Exhibit 5.1
+1 617 526 6000 (t)
+1 617 526 5000 (f)
July 21, 2022
Verve Therapeutics, Inc.
500 Technology Square, Suite 901
Cambridge, MA, 02139
Re: | Registration Statement on Form S-3 |
Ladies and Gentlemen:
This opinion is being furnished to you in connection with (i) the Registration Statement on Form S-3 (File No. 333-265996) (the “Registration Statement”), filed by Verve Therapeutics, Inc., a Delaware corporation (the “Company”), with the Securities and Exchange Commission (the “Commission”) for the purpose of registering with the Commission under the Securities Act of 1933, as amended (the “Securities Act”), among other things, shares of the Company’s common stock, $0.001 par value per share (the “Common Stock”), which may be issued from time to time on a delayed or continuous basis pursuant to Rule 415 under the Securities Act at an aggregate initial offering price not to exceed $400,000,000, as set forth in the Registration Statement and the base prospectus contained therein (the “Base Prospectus”), (ii) the preliminary prospectus supplement, dated July 20, 2022 (the “Preliminary Prospectus Supplement”) and (iii) the prospectus supplement, dated July 20, 2022 (the “Prospectus Supplement” and, together with the Preliminary Prospectus Supplement, the “Prospectuses”) relating to the issuance and sale pursuant to the Registration Statement of up to 9,583,334 shares of Common Stock, including up to 1,250,000 shares issuable upon exercise of an option to purchase additional shares granted by the Company (collectively, the “Shares”).

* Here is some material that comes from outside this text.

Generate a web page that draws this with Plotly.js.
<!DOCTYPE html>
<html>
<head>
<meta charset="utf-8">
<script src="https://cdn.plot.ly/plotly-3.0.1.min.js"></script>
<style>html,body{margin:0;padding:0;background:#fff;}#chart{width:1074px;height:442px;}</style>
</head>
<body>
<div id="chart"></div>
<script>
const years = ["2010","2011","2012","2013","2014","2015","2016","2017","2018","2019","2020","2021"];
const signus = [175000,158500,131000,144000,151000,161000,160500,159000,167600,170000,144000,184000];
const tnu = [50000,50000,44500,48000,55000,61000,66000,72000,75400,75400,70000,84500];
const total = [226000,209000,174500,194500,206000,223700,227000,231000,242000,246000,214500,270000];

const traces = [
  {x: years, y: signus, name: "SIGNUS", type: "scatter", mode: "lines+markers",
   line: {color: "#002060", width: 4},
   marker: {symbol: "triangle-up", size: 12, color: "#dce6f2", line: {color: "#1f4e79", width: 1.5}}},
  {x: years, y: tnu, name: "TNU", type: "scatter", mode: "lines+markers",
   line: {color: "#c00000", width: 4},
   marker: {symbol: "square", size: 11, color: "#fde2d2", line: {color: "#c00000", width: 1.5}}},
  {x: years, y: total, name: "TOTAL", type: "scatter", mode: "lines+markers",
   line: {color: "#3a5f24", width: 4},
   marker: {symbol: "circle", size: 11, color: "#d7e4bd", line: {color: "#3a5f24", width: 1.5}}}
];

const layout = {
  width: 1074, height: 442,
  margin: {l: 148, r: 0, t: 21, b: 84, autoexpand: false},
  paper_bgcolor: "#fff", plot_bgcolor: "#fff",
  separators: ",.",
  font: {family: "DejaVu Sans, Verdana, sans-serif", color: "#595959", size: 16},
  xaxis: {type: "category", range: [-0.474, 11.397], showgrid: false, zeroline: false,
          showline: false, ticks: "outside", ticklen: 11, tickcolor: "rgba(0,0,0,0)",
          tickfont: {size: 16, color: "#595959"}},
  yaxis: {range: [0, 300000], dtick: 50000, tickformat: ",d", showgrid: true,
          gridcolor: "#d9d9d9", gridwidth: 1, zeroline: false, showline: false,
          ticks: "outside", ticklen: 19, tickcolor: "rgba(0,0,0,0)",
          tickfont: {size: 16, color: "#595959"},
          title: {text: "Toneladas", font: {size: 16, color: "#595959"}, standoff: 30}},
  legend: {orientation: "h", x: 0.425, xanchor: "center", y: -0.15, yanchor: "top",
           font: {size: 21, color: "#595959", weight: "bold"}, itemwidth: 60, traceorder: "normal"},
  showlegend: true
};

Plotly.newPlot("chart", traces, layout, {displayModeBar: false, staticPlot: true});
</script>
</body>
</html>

The Shares are to be issued and sold by the Company pursuant to an underwriting agreement dated July 20, 2022 (the “Underwriting Agreement”) by and among the Company and J.P. Morgan Securities LLC, Jefferies LLC, Guggenheim Securities, LLC and William Blair & Company, L.L.C., as representatives of the underwriters named in the Underwriting Agreement, which is being filed with the Commission as Exhibit 1.1 to the Company’s Current Report on Form 8-K, filed on the date hereof.

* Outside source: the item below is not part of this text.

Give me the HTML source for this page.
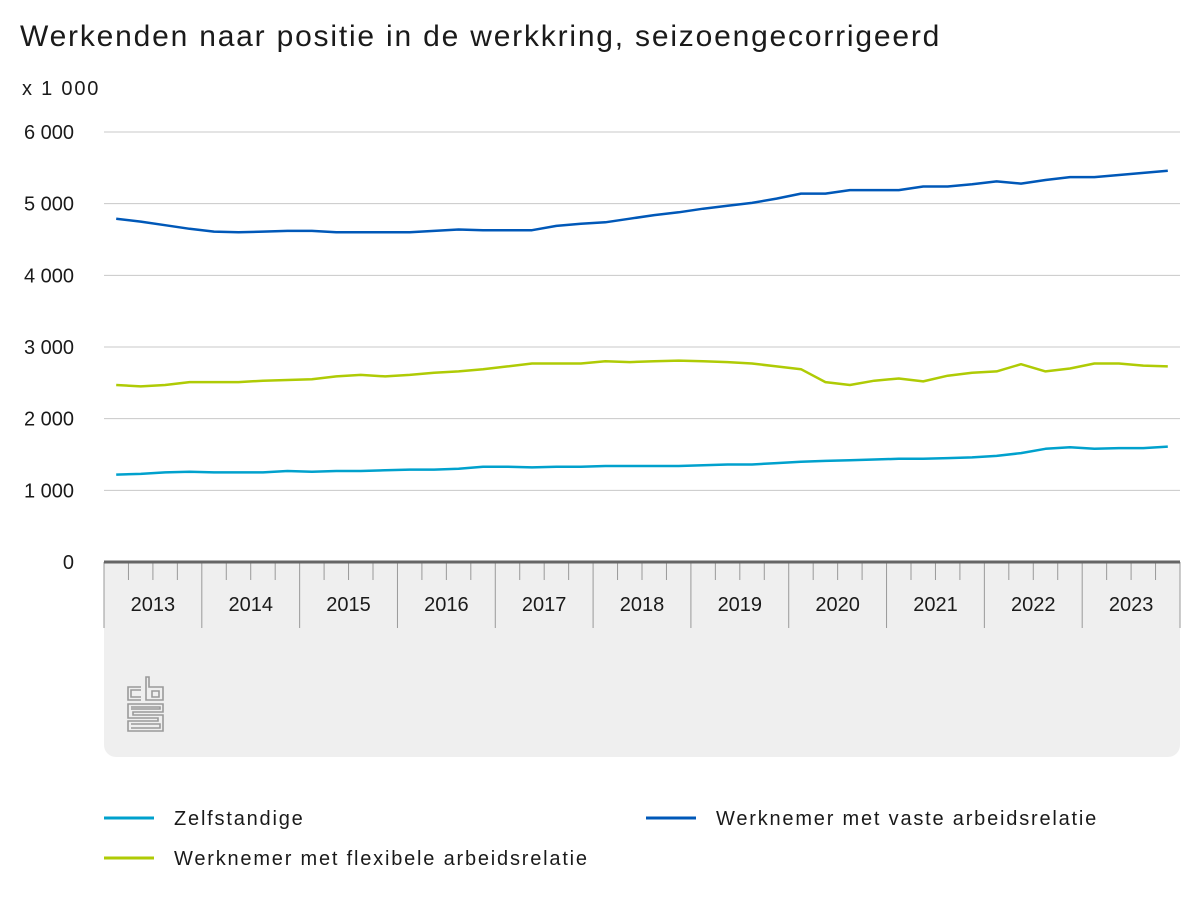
<!DOCTYPE html>
<html><head><meta charset="utf-8"><style>
body{margin:0;background:#fff;width:1200px;height:900px;overflow:hidden;font-family:"Liberation Sans",sans-serif}
.ls{letter-spacing:1.8px}
</style></head><body>
<svg width="1200" height="900" xmlns="http://www.w3.org/2000/svg" font-family="Liberation Sans, sans-serif">
<text class="ls" x="20" y="46" font-size="30" fill="#1a1a1a">Werkenden naar positie in de werkkring, seizoengecorrigeerd</text>
<text class="ls" x="22" y="95" font-size="20" fill="#1a1a1a">x 1 000</text>
<path d="M104 562 V745 a12 12 0 0 0 12 12 H1168 a12 12 0 0 0 12 -12 V562 Z" fill="#efefef"/>
<g id="grid" stroke="#c8c8c8" stroke-width="1"></g>
<g id="ylab" font-size="20" fill="#1a1a1a" text-anchor="end"></g>
<g id="xt" stroke="#999" stroke-width="1"></g>
<g id="xl" font-size="20" fill="#1a1a1a" text-anchor="middle"></g>
<line x1="104" y1="562" x2="1180" y2="562" stroke="#666" stroke-width="3"/>
<g id="lines" fill="none" stroke-width="2.5" stroke-linejoin="round"></g>
<g fill="none" stroke="#9a9a9a" stroke-width="1.6">
<path d="M141 687 H128 V700 H141 M141 690 H131 V697 H141"/>
<path d="M146 677 V700 H163 V687 H149 V677 Z M152 691 h7 v6 h-7 z"/>
<path d="M163 704 H128 V718 H158 V721 H128 V731 H163 V715 H133 V712 H163 Z M131 707 H160 V709 H131 M131 724 H160 V728 H131"/>
</g>
<line x1="104" y1="818" x2="154" y2="818" stroke="#00a1cd" stroke-width="3"/>
<text class="ls" x="174" y="825" font-size="20" fill="#1a1a1a">Zelfstandige</text>
<line x1="646" y1="818" x2="696" y2="818" stroke="#0058b8" stroke-width="3"/>
<text class="ls" x="716" y="825" font-size="20" fill="#1a1a1a">Werknemer met vaste arbeidsrelatie</text>
<line x1="104" y1="858" x2="154" y2="858" stroke="#afcb05" stroke-width="3"/>
<text class="ls" x="174" y="865" font-size="20" fill="#1a1a1a">Werknemer met flexibele arbeidsrelatie</text>
</svg>
<script>
const ns="http://www.w3.org/2000/svg";
function el(p,t,a,txt){const e=document.createElementNS(ns,t);for(const k in a)e.setAttribute(k,a[k]);if(txt!=null)e.textContent=txt;document.getElementById(p).appendChild(e);}
const Y=v=>562-v*430/6000;
for(let i=0;i<=6;i++){const y=Y(i*1000);if(i>0)el("grid","line",{x1:104,x2:1180,y1:y,y2:y});el("ylab","text",{x:74,y:y+7},i==0?"0":i+" 000");}
const w=1076/44;
for(let q=0;q<=44;q++){const x=104+q*w;if(q%4==0)el("xt","line",{x1:x,x2:x,y1:562,y2:628});else el("xt","line",{x1:x,x2:x,y1:562,y2:580});}
for(let y=0;y<11;y++)el("xl","text",{x:104+(y*4+2)*w,y:611},2013+y);
const X=i=>104+(i+0.5)*w;
const d={
"#0058b8":[4790,4750,4700,4650,4610,4600,4610,4620,4620,4600,4600,4600,4600,4620,4640,4630,4630,4630,4690,4720,4740,4790,4840,4880,4930,4970,5010,5070,5140,5140,5190,5190,5190,5240,5240,5270,5310,5280,5330,5370,5370,5400,5430,5460],
"#afcb05":[2470,2450,2470,2510,2510,2510,2530,2540,2550,2590,2610,2590,2610,2640,2660,2690,2730,2770,2770,2770,2800,2790,2800,2810,2800,2790,2770,2730,2690,2510,2470,2530,2560,2520,2600,2640,2660,2760,2660,2700,2770,2770,2740,2730],
"#00a1cd":[1220,1230,1250,1260,1250,1250,1250,1270,1260,1270,1270,1280,1290,1290,1300,1330,1330,1320,1330,1330,1340,1340,1340,1340,1350,1360,1360,1380,1400,1410,1420,1430,1440,1440,1450,1460,1480,1520,1580,1600,1580,1590,1590,1610]};
for(const c in d)el("lines","polyline",{stroke:c,points:d[c].map((v,i)=>X(i).toFixed(1)+","+Y(v).toFixed(1)).join(" ")});
</script>
</body></html>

We are acting as counsel for the Company in connection with the issue and sale by the Company of the Shares. We have examined signed copies of the Registration Statement and the Base Prospectus and the Prospectuses, each as filed with the Commission. We have also examined and relied upon the Underwriting Agreement, minutes of meetings and actions of the stockholders and the Board of Directors of the Company, including the committees thereof, as provided to us by the Company, the Restated Certificate of Incorporation and Amended and Restated Bylaws of the Company, each as restated and/or amended to date, and such other documents as we have deemed necessary for purposes of rendering the opinions hereinafter set forth.